Anggota Komisi I DPR RI Soroti Kecilnya Anggaran Penegakan Hukum Kemenlu untuk Upaya Penegakan Hukum
Anggota Komisi I DPR Hasanuddin menyoroti kecilnya anggaran penegakan hukum Kemenlu tentang penegakan hukum dan proposal perdamaian Ukraina-Rusia
Editor: Content Writer
TRIBUNNEWS.COM - Anggota Komisi I DPR RI TB Hasanuddin meminta Kementerian Luar Negeri (Kemenlu) untuk mengupayakan peningkatan penegakan hukum. Pasalnya, berdasarkan informasi yang diterima, anggaran penegakan hukum dalam Rencana Kerja dan Anggaran (RKA) Kementerian Luar Negeri Tahun 2024 hanya sebesar Rp 7,5 miliar.

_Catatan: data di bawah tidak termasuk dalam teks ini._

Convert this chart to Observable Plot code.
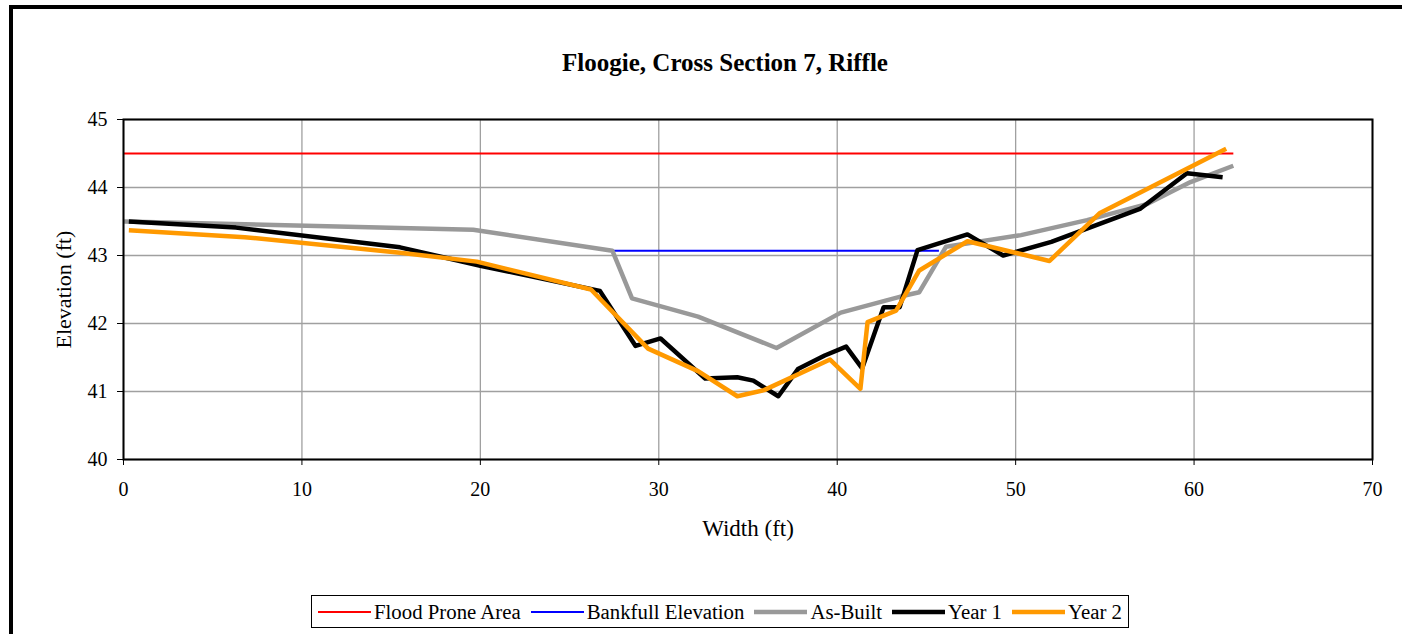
<!DOCTYPE html>
<html>
<head>
<meta charset="utf-8">
<script src="https://cdn.jsdelivr.net/npm/d3@7"></script>
<script src="https://cdn.jsdelivr.net/npm/@observablehq/plot@0.6"></script>
<style>
  html, body { margin: 0; padding: 0; background: #fff; overflow: hidden; }
  #wrap { position: relative; width: 1402px; height: 634px; overflow: hidden; font-family: "Liberation Serif", "Times New Roman", serif; }
  #outer { position: absolute; left: 9px; top: 5px; width: 1500px; height: 700px; border-top: 4px solid #000; border-left: 4px solid #000; }
  #chart { position: absolute; left: 0; top: 0; }
  #legend { position: absolute; left: 311px; top: 595px; width: 818px; height: 33px; border: 1px solid #000; box-sizing: border-box; display: flex; align-items: center; font-size: 20.8px; white-space: nowrap; }
  .item { display: flex; align-items: center; }
  .sw { display: inline-block; margin-right: 3px; }
</style>
</head>
<body>
<div id="wrap">
  <div id="outer"></div>
  <div id="chart"></div>
  <div id="legend"></div>
</div>
<script>
// ---- data ----
const titleText = "Floogie, Cross Section 7, Riffle";
const xLabel = "Width (ft)";
const yLabel = "Elevation (ft)";
const xTicks = [0, 10, 20, 30, 40, 50, 60, 70];
const yTicks = [40, 41, 42, 43, 44, 45];

const seriesNames = ["Flood Prone Area", "Bankfull Elevation", "As-Built", "Year 1", "Year 2"];
const seriesColors = ["#ff0000", "#0000ff", "#999999", "#000000", "#ff9900"];
const seriesWidths = [2, 2, 4.5, 4.5, 4.5];

const floodX = [0, 62.2];
const floodY = [44.5, 44.5];

const bankX = [27.4, 45.7];
const bankY = [43.07, 43.07];

const asBuiltX = [0, 19.6, 27.4, 28.5, 32.2, 36.6, 40.2, 43.6, 44.6, 46.1, 50.3, 54.0, 57.4, 59.8, 62.2];
const asBuiltY = [43.50, 43.38, 43.07, 42.37, 42.10, 41.64, 42.16, 42.40, 42.46, 43.13, 43.30, 43.52, 43.76, 44.08, 44.32];

const year1X = [0.3, 6.3, 15.5, 20.0, 26.7, 28.7, 30.1, 32.6, 34.4, 35.3, 36.7, 37.8, 39.3, 40.5, 41.4, 42.6, 43.5, 44.5, 47.3, 49.3, 52.0, 57.0, 59.6, 61.6];
const year1Y = [43.50, 43.41, 43.12, 42.85, 42.48, 41.67, 41.78, 41.19, 41.21, 41.16, 40.93, 41.33, 41.53, 41.66, 41.34, 42.24, 42.24, 43.08, 43.31, 43.00, 43.20, 43.69, 44.21, 44.15];

const year2X = [0.3, 6.8, 15.5, 19.8, 26.2, 29.4, 32.2, 34.4, 35.9, 39.6, 41.3, 41.7, 43.3, 44.6, 47.3, 51.9, 54.7, 61.8];
const year2Y = [43.37, 43.27, 43.04, 42.91, 42.50, 41.63, 41.30, 40.93, 41.02, 41.47, 41.04, 42.02, 42.19, 42.78, 43.21, 42.92, 43.62, 44.57];

// ---- build tables ----
const seriesXY = [[floodX, floodY], [bankX, bankY], [asBuiltX, asBuiltY], [year1X, year1Y], [year2X, year2Y]];
const rows = seriesXY.map(([xs, ys]) => xs.map((x, i) => ({x, y: ys[i]})));

const font = '"Liberation Serif", "Times New Roman", serif';

const marks = [
  Plot.ruleY(yTicks, {stroke: "#a0a0a0", strokeWidth: 1.3}),
  Plot.ruleX(xTicks, {stroke: "#a0a0a0", strokeWidth: 1.3}),
  Plot.axisY(yTicks, {ticks: yTicks, tickSize: 6, tickPadding: 10, fontSize: 20, label: null, tickFormat: d => String(d)}),
  Plot.axisX(xTicks, {ticks: xTicks, tickSize: 6, tickPadding: 16, fontSize: 20, label: null, tickFormat: d => String(d)}),
];
rows.forEach((data, i) => {
  marks.push(Plot.line(data, {x: "x", y: "y", stroke: seriesColors[i], strokeWidth: seriesWidths[i], strokeLinejoin: "round", strokeLinecap: "butt"}));
});
marks.push(Plot.frame({stroke: "#000", strokeWidth: 2}));
marks.push(Plot.text([titleText], {frameAnchor: "top", dy: -57, dx: -23, fontSize: 25, fontWeight: "bold", fontFamily: font, lineAnchor: "middle", textAnchor: "middle", text: d => d}));
marks.push(Plot.text([xLabel], {frameAnchor: "bottom", dy: 69, fontSize: 23, fontFamily: font, lineAnchor: "middle", textAnchor: "middle", text: d => d}));
marks.push(Plot.text([yLabel], {frameAnchor: "left", dx: -60, rotate: -90, fontSize: 22, fontFamily: font, lineAnchor: "middle", textAnchor: "middle", text: d => d}));

const chart = Plot.plot({
  width: 1402,
  height: 634,
  marginLeft: 123,
  marginRight: 30,
  marginTop: 119,
  marginBottom: 175,
  style: {fontFamily: font, background: "transparent", color: "#000", overflow: "visible"},
  x: {domain: [0, 70]},
  y: {domain: [40, 45]},
  marks
});
document.getElementById("chart").appendChild(chart);

// ---- legend ----
const legend = document.getElementById("legend");
seriesNames.forEach((name, i) => {
  const item = document.createElement("span");
  item.className = "item";
  item.style.marginLeft = i === 0 ? "6px" : "10px";
  const sw = document.createElementNS("http://www.w3.org/2000/svg", "svg");
  sw.setAttribute("width", 53);
  sw.setAttribute("height", 10);
  sw.setAttribute("class", "sw");
  const ln = document.createElementNS("http://www.w3.org/2000/svg", "line");
  ln.setAttribute("x1", 0); ln.setAttribute("x2", 53);
  ln.setAttribute("y1", 5); ln.setAttribute("y2", 5);
  ln.setAttribute("stroke", seriesColors[i]);
  ln.setAttribute("stroke-width", seriesWidths[i]);
  ln.setAttribute("stroke-linecap", i >= 2 ? "round" : "butt");
  sw.appendChild(ln);
  item.appendChild(sw);
  const t = document.createElement("span");
  t.textContent = name;
  item.appendChild(t);
  legend.appendChild(item);
});
</script>
</body>
</html>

Maka itu, ia berharap pembahasan peningkatan anggaran dapat dibahas lebih lanjut usai Presiden Joko Widodo (Jokowi) menyampaikan pidato pada 16 Agustus 2023 mendatang.
“Diharapkan nanti akan ada kesempatan untuk dapat dibahas lebih detail setelah pidato Presiden Jokowi pada tanggal 16 Agustus 2023. Dengan demikian, kita bisa melakukan diskusi lebih lanjut soal penegakan hukum, mengapa hanya Rp 7,5 miliar dan yang lain-lain akan didiskusikan juga,” ungkap Hasanuddin, dikutip dari keterangan persnya, Selasa (6/6/2023).
Hal itu disampaikan Hasanuddin usai ditemui dalam Rapat Kerja (Raker) dengan Menteri Luar Negeri (Menlu) Retno Marsudi di Gedung Nusantara II, DPR RI, Senayan, Jakarta, Selasa.
Di sisi lain, Politisi Fraksi PDI-P itu turut mempertanyakan sikap pemerintah Indonesia ketika Menteri Pertahanan (Menhan) Prabowo Subianto menyampaikan Proposal Perdamaian untuk Ukraina-Rusia dalam International Institute for Strategic Studies (IISS) Shangri-La Dialogue Ke-20, Sabtu (3/6/2023).
Ia mengatakan, masalah ini cukup menjadi perhatiannya lantaran muncul penolakan dari Kementerian Pertahanan (Kemenhan) Ukraina dan Kementerian Luar Negeri (Kemenlu) Ukraina.
Oleh karena itu, ia berharap agar pemerintah Indonesia melalui kementerian dan lembaga yang mewakilinya untuk saling berkonsolidasi. Dengan demikian, poin-poin yang disampaikan dalam forum tersebut sesuai dengan prosedur yang telah ditetapkan sekaligus dekat dengan realita yang terjadi saat ini.
“Image-nya jadi kurang baik. Pertama, dianggap tidak tahu lapangan. Kedua, kita masuk pada ranah-ranah yang sesungguhnya kurang tepat dan itu sangat merugikan politik luar negeri kita,” tutupnya.